The moderate view of Hindu scholars is that Duryodhana was the personification of evil, and one whose purpose was to defeat the will of Vishnu on Earth. His name itself means 'bad ruler' in Sanskrit. Yet, like most characters of the Mahabharata, he is said to possess a few positive traits as well, due to which he salvages some respect for himself.
Duryodhana is viewed as the product of Dhritarastra's ambition and also in a metaphorical sense, his 'blindness'(i.e, inability to tell good from evil). Duryodhana symbolizes, among other things, jealousy. Bhima's unrestrained, brutal beatings during childhood leave psychological scars on him. His envy was further fueled by the fact that he felt that the Kuru elders preferred the Pandavas to him and his brothers. Duryodhana also symbolizes unfairness, deceit and lust.

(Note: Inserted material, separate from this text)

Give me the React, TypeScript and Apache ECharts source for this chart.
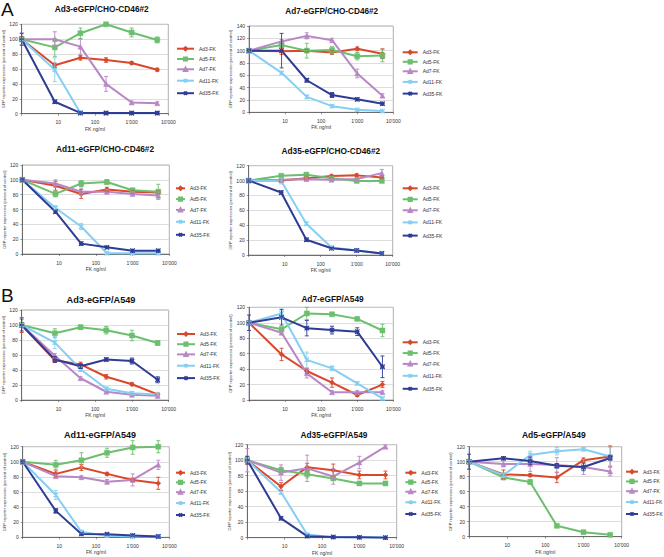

He endorses the idea of an unfair game of dice, with the detailed plan devised by Shakuni, in order to usurp the Pandavas' kingdom. He is elated at winning Draupadi in the game, and invites her to sit on his thigh, an act which prompts Bhima to vow that he would break the thigh. He has a major role to play in the various acts of injustice and deceit that involve the death of Abhimanyu and the fire at Lakshagraha, among others. Duryodhana is also seen as being overly ambitious and arrogant, repeatedly claiming that he would not even give the Pandavas 'enough land to fit on the tip of a needle.' When asked to sign a treaty of peace with the Pandavas for the benefit of the nation, he claims that he himself is the nation. As Bhishma tells him, it is his short-shortsightedness, arrogance and greed that results in the demise of his entire army, his brothers, and of his friend Karna. He thus personifies a corruption and inversion of various ideals that were dear to the Kuru clan, and which are enumerated in the Bhagavad Gita.
However, as is evident from the discussion in one of the previous sections, he does have some positive 'Gunas'. He decries the means of discrimination employed by Dronacharya. He goes one-step further to accord Karna place among the royals, by crowning him the King of Anga and standing by him whenever anyone pointed a finger at his lower-birth.
At Poruvazhy Peruviruthy Malanada Temple in Kerala's Kollam district, Duryodhana is worshipped as the main deity. It is the only temple in South India, where a Kaurava is considered a God.
In Kumaon region of Uttranchal, several beautifully carved temples are dedicated to Duryodhana and he is worshipped as a minor deity. The mountain tribes of Kumaon fought along with Duryodhana armies in the Mahābhārata war; he was venerated as a capable and generous administrator.